The shipper may change the identity of the consignee on the bill of lading without the carrier’s consent, provided that: (i) at the material time, the shipper still has the right to dispose of the goods; and (ii) no third-party rights are affected. The right to change the consignee will therefore cease upon delivery of the goods (either to the original place of delivery, or to an alternative, as permitted under the relevant Liberties clause), or if the shipper transfers the right of suit. Alternatively, the bill of lading may be cancelled and reissued if: (i) all the parties agree; and (ii) this will not adversely affect third parties who may have relied on representations in the bill of lading. However, fraudsters have been known to switch bills in order to deceive customs authorities or circumvent regulations. Parties should therefore be aware that switching bills can increase the risk of fraud, or third parties’ suspicion of fraud. Risks are heightened where the first set of bills is still in circulation, and this should be avoided.
 

Force majeure

If the ongoing situation has rendered a particular contract more challenging to perform than expected, the affected party may be able to rely on a force majeure (“FM”) clause if there is one in the contract. FM clauses are often found in bills of lading, vessel sharing agreements and slot agreements.
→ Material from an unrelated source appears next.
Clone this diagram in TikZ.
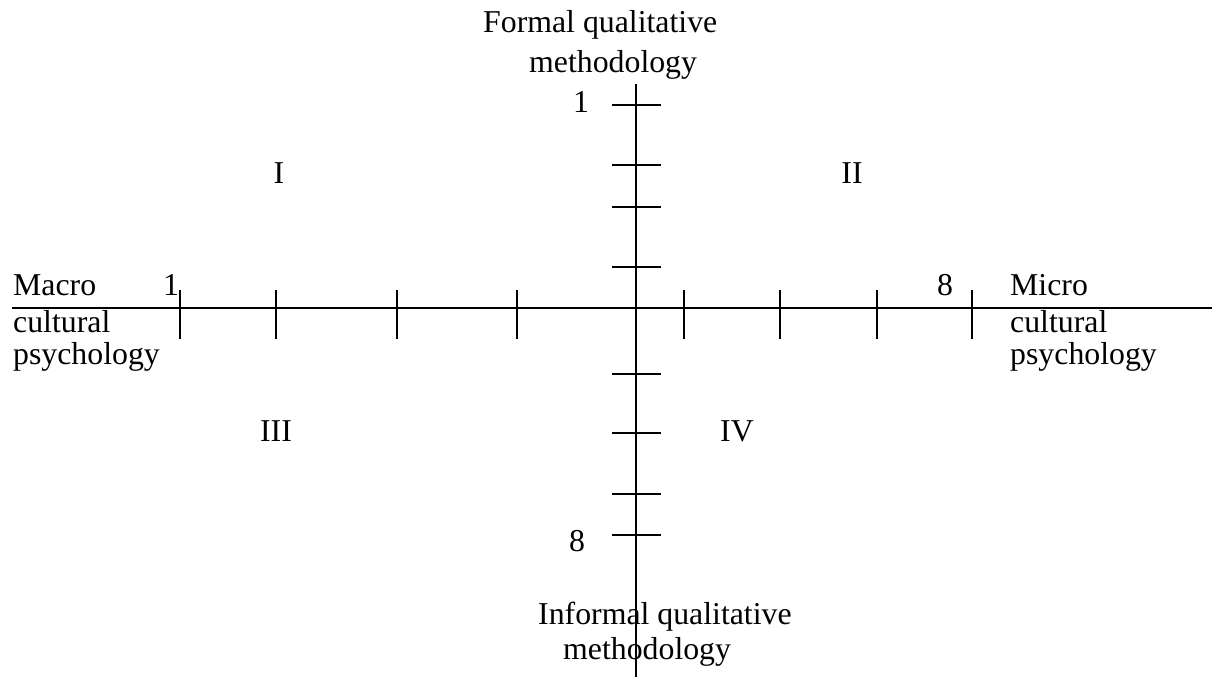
\documentclass[tikz,border=0pt]{standalone}
\usepackage{fontspec}
\setmainfont{Liberation Serif}
\begin{document}
\begin{tikzpicture}[x=1pt,y=-1pt,
  axisline/.style={line width=1.8pt,black},
  tickline/.style={line width=1.8pt,black},
  lbl/.style={inner sep=0pt,font=\fontsize{31.8}{36}\selectfont},
  lblw/.style={lbl,anchor=west}]
\useasboundingbox (0,0) rectangle (1212,677);
% axes
\coordinate (hL) at (12,308);
\coordinate (hR) at (1212,308);
\coordinate (vT) at (636,84);
\coordinate (vB) at (636,677);
\draw[axisline] (hL) -- (hR);
\draw[axisline] (vT) -- (vB);
% horizontal ticks
\foreach \x [count=\i] in {180,276,397,517,684,780,877,972}{
  \coordinate (ht\i a) at (\x,290);
  \coordinate (ht\i b) at (\x,339);
  \draw[tickline] (ht\i a) -- (ht\i b);
}
% vertical ticks
\foreach \y [count=\i] in {105,165,207,267,374,433,494,535}{
  \coordinate (vt\i a) at (612,\y);
  \coordinate (vt\i b) at (661,\y);
  \draw[tickline] (vt\i a) -- (vt\i b);
}
% numbers
\node[lbl] (h1) at (171,285) {1};
\node[lbl] (h8) at (945,285) {8};
\node[lbl] (v1) at (581,102) {1};
\node[lbl] (v8) at (577,541) {8};
% quadrants
\node[lbl] (q1) at (279,173) {I};
\node[lbl] (q2) at (852,173) {II};
\node[lbl] (q3) at (276,431) {III};
\node[lbl] (q4) at (737,431) {IV};
% axis labels
\node[lblw] (ma1) at (13,285) {Macro};
\node[lblw] (ma2) at (13,322) {cultural};
\node[lblw] (ma3) at (13,357) {psychology};
\node[lblw] (mi1) at (1010,285) {Micro};
\node[lblw] (mi2) at (1010,322) {cultural};
\node[lblw] (mi3) at (1010,357) {psychology};
\node[lblw] (fo1) at (483,25) {Formal qualitative};
\node[lblw] (fo2) at (529,65) {methodology};
\node[lblw] (in1) at (538,617) {Informal qualitative};
\node[lblw] (in2) at (563,652) {methodology};
\end{tikzpicture}
\end{document}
Civil law systems (such as the UAE) often have a force majeure regime codified, however this article deals with the English law position only, where there is no such codification.
English law has no general concept of FM and therefore a party's ability to claim relief for a FM event depends entirely on the wording of the FM clause. This means that clauses need to be specific in the identification of FM events, because there are no implied principles for the parties to fall back on. FM events are usually defined as certain acts, events, or circumstances beyond the control of the parties. Events commonly include: war, civil commotion, acts of terrorism, restraint of governments or compliance with laws and regulations. If the effect on the party is purely economic, that is unlikely to fall within the clause. It is likely that the current hostilities involving Iran will fall within the remit of most FM clauses, but it will always be a question of construing the particular clause. Some FM clauses expressly exclude events which were foreseeable at the date of the contract. If the clause is drafted this way, parties may not be able to rely on the clause to excuse performance of contracts entered into after the hostilities began on 28 February.

It is always important to check what the effect of an FM declaration will be and the applicable timing/form. Some FM clauses will provide that a contract may be terminated in case of an FM event, some will suspend the performance of obligations, and some will provide a right of termination only after a period of suspension. Similarly, some clauses will provide that the affected party’s right of termination will be without liability, but this is not always the case. Some FM clauses may provide for a different method of delivery/performance.

Be aware that a wrongful claim or incorrect service of an FM notice may amount to a breach of contract. In some circumstances, and depending on the wording of your contract, this may mean the other party can claim damages or terminate the contract.
 

COMMENT

In any of the above cases, if there is a subsequent dispute, any Court or Tribunal will examine the factual position and the parties’ actions and decision-making processes very carefully. Accordingly, it is essential that any shipping company seeking to rely on a protective clause, or that has to respond to a notice, should keep a good record of what is decided and the reasons for doing so. Where additional costs are incurred, again, these should be well documented. It is possible that issues of mitigation may come into play, it is therefore worth having an eye on the reasonableness of any step taken in seeking to minimise any losses.